2. Materials and Methods

2.1. Preparation of Experimental Materials

2.1.1. Preparation of Shell-Derived Biochar

The raw-material shells were collected from the beach at Binhai Park in Qingdao City, Shandong Province, China. These shells were then washed thoroughly with tap water 5 times, baked at 105 °C for 2 h, and subsequently subjected to crushing treatment. After this pretreatment, the shells were accurately weighed and placed into a muffle furnace (OTF-1200X-Ⅲ-S, China). They were purged with nitrogen for 10 min, pyrolyzed at 900 °C for 2 h, and allowed to cool. The resultant material was then ground and passed through a sieve with a mesh size of 10,000. The fine particles were collected and stored in a dry place for later use. A scanning electron microscope (SEM, ZEISS Crossbeam 550, Germany) was used to examine the surface morphology and structure of the biochar.

2.1.2. Production of Eco-Recycled Concrete with Shell-Derived Biochar

In this study, three groups of eco-recycled concrete (ERC) blocks were prepared, namely Control-ERC, Biochar-ERC-1 and Biochar-ERC-2, with three blocks in each group. The raw materials used for the preparation of these concrete blocks included coarse aggregate sourced from construction waste and biochar derived from marine shell. The specific raw material ratios were as follows: 16.6 parts of cement (Shandong Shanshui Cement Group Limited, China); 76.6 parts of recycled aggregate; 0, 0.3, and 0.6 parts of marine-sourced shell-derived biochar, respectively, for Control-ERC, Biochar-ERC-1, and Biochar-ERC-2; 0.4 parts of reinforcing agent; and 6.0 parts of water. Coarse aggregate particles were sized in the range of 5–10 mm. During the mixing process, the aggregate, cement, and reinforcing agent (Zhejiang Kamiao Technology Co., Ltd., China) were placed first, followed by the addition of deionized water. Except for the control group, which did not contain shell-derived biochar, the other two groups incorporated 0.3 and 0.6 mass portions of shell-derived biochar, respectively. During molding, the molds (100 mm × 100 mm × 100 mm) were coated with mold release agent (Quanzhou Osle Industrial Materials Co., Ltd., China), filled with pounded and smoothed concrete, and wrapped with plastic film. The concrete blocks were then cured in the molds for 24 h before being demolded, rewrapped, and placed for an additional week to complete the concrete preparation. Procedural details of producing the concrete can be found in our previous study [16].

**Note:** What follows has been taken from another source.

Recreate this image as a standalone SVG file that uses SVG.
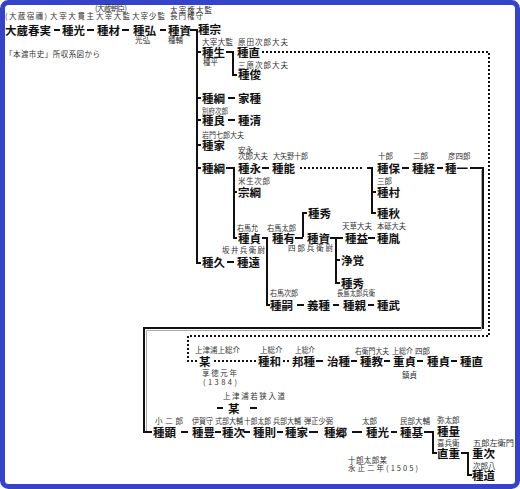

2.1.3. Water Permeability and Porosity Characterization of the Eco-Recycled Concrete

The water permeability coefficients of the three types of ERCs were measured using the constant head method [27], and three replicate blocks from each group were selected for the experiments. The experimental configuration is depicted in Figure 1a. First, the space between the test block and the square cylinder unit was sealed using sealing mud. The square cylinder unit was then placed in the drum unit. Water was then introduced, and the flow rate was adjusted to attain the desired head height. The difference in water level was measured with a straightedge and recorded as H. The water temperature (T) was also monitored. A timing duration of 60 s was set, during which a collection bucket was used to collect the water exiting from the outlet.

The permeability coefficient can be expressed by Equation (1):

$${\mathrm{k}}_{\mathrm{T}}={\displaystyle \frac{\mathrm{Q}\times \mathrm{L}}{\mathrm{A}\times \mathrm{H}\times \mathrm{t}}}$$

(1)

where the k_T (mm/s) is the water permeability coefficient of the block when the water temperature is T °C; Q (mm³) is the volume of water seeping out at time t; L (mm) is the thickness of the concrete block; A (mm²) is the upper surface area of the concrete block; H (mm) is the water level difference; and t (s) is the time duration.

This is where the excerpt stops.